What to do: In this exercise, return the whole listing exactly, excluding any images.

Data lines:

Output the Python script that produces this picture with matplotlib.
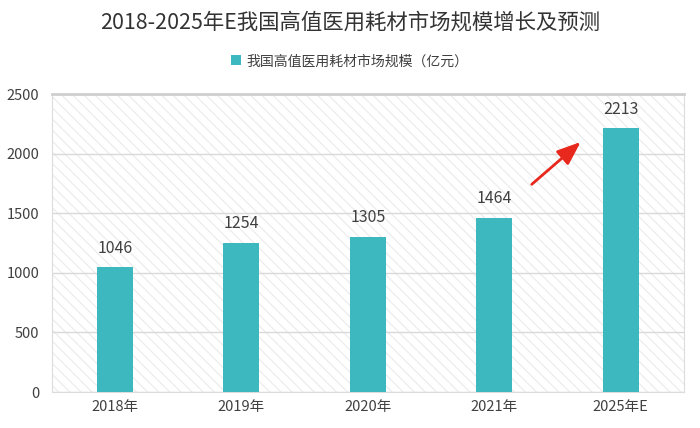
import numpy as np
import matplotlib
matplotlib.use('Agg')
import matplotlib.pyplot as plt
from matplotlib.patches import Rectangle

plt.rcParams['font.family'] = ['Noto Sans CJK SC', 'DejaVu Sans']
plt.rcParams['hatch.linewidth'] = 0.8

years = ['2018年', '2019年', '2020年', '2021年', '2025年E']
values = [1046, 1254, 1305, 1464, 2213]
series_name = '我国高值医用耗材市场规模（亿元）'
title = '2018-2025年E我国高值医用耗材市场规模增长及预测'

bar_color = '#3cb8be'
text_color = '#404040'

fig = plt.figure(figsize=(7, 4.28), dpi=100)
ax = fig.add_axes([0.074, 0.084, 0.903, 0.696])

# hatched background
bg = Rectangle((0, 0), 1, 1, transform=ax.transAxes, facecolor='white',
               edgecolor='#ebebeb', hatch='\\\\\\', linewidth=0, zorder=0)
ax.add_patch(bg)

x = np.arange(len(years))
bars = ax.bar(x, values, width=0.285, color=bar_color, zorder=3,
              label=series_name)
for xi, v in zip(x, values):
    ax.text(xi, v + 85, str(v), ha='center', va='bottom', fontsize=11.5,
            color=text_color, zorder=4)

ax.set_xlim(-0.5, 4.5)
ax.set_ylim(0, 2500)
ax.set_yticks(np.arange(0, 2501, 500))
ax.set_xticks(x)
ax.set_xticklabels(years)
ax.yaxis.grid(True, color='#d9d9d9', linewidth=1, zorder=1)
ax.set_axisbelow(True)
ax.tick_params(axis='both', length=0, labelsize=10.5, colors=text_color)
ax.tick_params(axis='y', pad=9)
ax.tick_params(axis='x', pad=6)
for s in ['left', 'right', 'bottom']:
    ax.spines[s].set_color('#dcdcdc')
ax.spines['top'].set_color('#cfcfcf')
ax.spines['top'].set_linewidth(2)

ax.annotate('', xy=(3.70, 2114), xytext=(3.28, 1728),
            arrowprops=dict(arrowstyle='-|>,head_length=0.9,head_width=0.35',
                            color='#e8281c', lw=2, mutation_scale=16), zorder=5)

fig.text(0.5, 0.948, title, ha='center', va='center', fontsize=15.4,
         color='#333333')
fig.legend(handles=[bars], labels=[series_name], loc='center',
           bbox_to_anchor=(0.5, 0.857), frameon=False, fontsize=10,
           handlelength=0.7, handleheight=0.7, handletextpad=0.4,
           labelcolor=text_color)

fig.savefig('out.png', dpi=100)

Full answer:
Output the Python script that produces this picture with matplotlib.
import numpy as np
import matplotlib
matplotlib.use('Agg')
import matplotlib.pyplot as plt
from matplotlib.patches import Rectangle

plt.rcParams['font.family'] = ['Noto Sans CJK SC', 'DejaVu Sans']
plt.rcParams['hatch.linewidth'] = 0.8

years = ['2018年', '2019年', '2020年', '2021年', '2025年E']
values = [1046, 1254, 1305, 1464, 2213]
series_name = '我国高值医用耗材市场规模（亿元）'
title = '2018-2025年E我国高值医用耗材市场规模增长及预测'

bar_color = '#3cb8be'
text_color = '#404040'

fig = plt.figure(figsize=(7, 4.28), dpi=100)
ax = fig.add_axes([0.074, 0.084, 0.903, 0.696])

# hatched background
bg = Rectangle((0, 0), 1, 1, transform=ax.transAxes, facecolor='white',
               edgecolor='#ebebeb', hatch='\\\\\\', linewidth=0, zorder=0)
ax.add_patch(bg)

x = np.arange(len(years))
bars = ax.bar(x, values, width=0.285, color=bar_color, zorder=3,
              label=series_name)
for xi, v in zip(x, values):
    ax.text(xi, v + 85, str(v), ha='center', va='bottom', fontsize=11.5,
            color=text_color, zorder=4)

ax.set_xlim(-0.5, 4.5)
ax.set_ylim(0, 2500)
ax.set_yticks(np.arange(0, 2501, 500))
ax.set_xticks(x)
ax.set_xticklabels(years)
ax.yaxis.grid(True, color='#d9d9d9', linewidth=1, zorder=1)
ax.set_axisbelow(True)
ax.tick_params(axis='both', length=0, labelsize=10.5, colors=text_color)
ax.tick_params(axis='y', pad=9)
ax.tick_params(axis='x', pad=6)
for s in ['left', 'right', 'bottom']:
    ax.spines[s].set_color('#dcdcdc')
ax.spines['top'].set_color('#cfcfcf')
ax.spines['top'].set_linewidth(2)

ax.annotate('', xy=(3.70, 2114), xytext=(3.28, 1728),
            arrowprops=dict(arrowstyle='-|>,head_length=0.9,head_width=0.35',
                            color='#e8281c', lw=2, mutation_scale=16), zorder=5)

fig.text(0.5, 0.948, title, ha='center', va='center', fontsize=15.4,
         color='#333333')
fig.legend(handles=[bars], labels=[series_name], loc='center',
           bbox_to_anchor=(0.5, 0.857), frameon=False, fontsize=10,
           handlelength=0.7, handleheight=0.7, handletextpad=0.4,
           labelcolor=text_color)

fig.savefig('out.png', dpi=100)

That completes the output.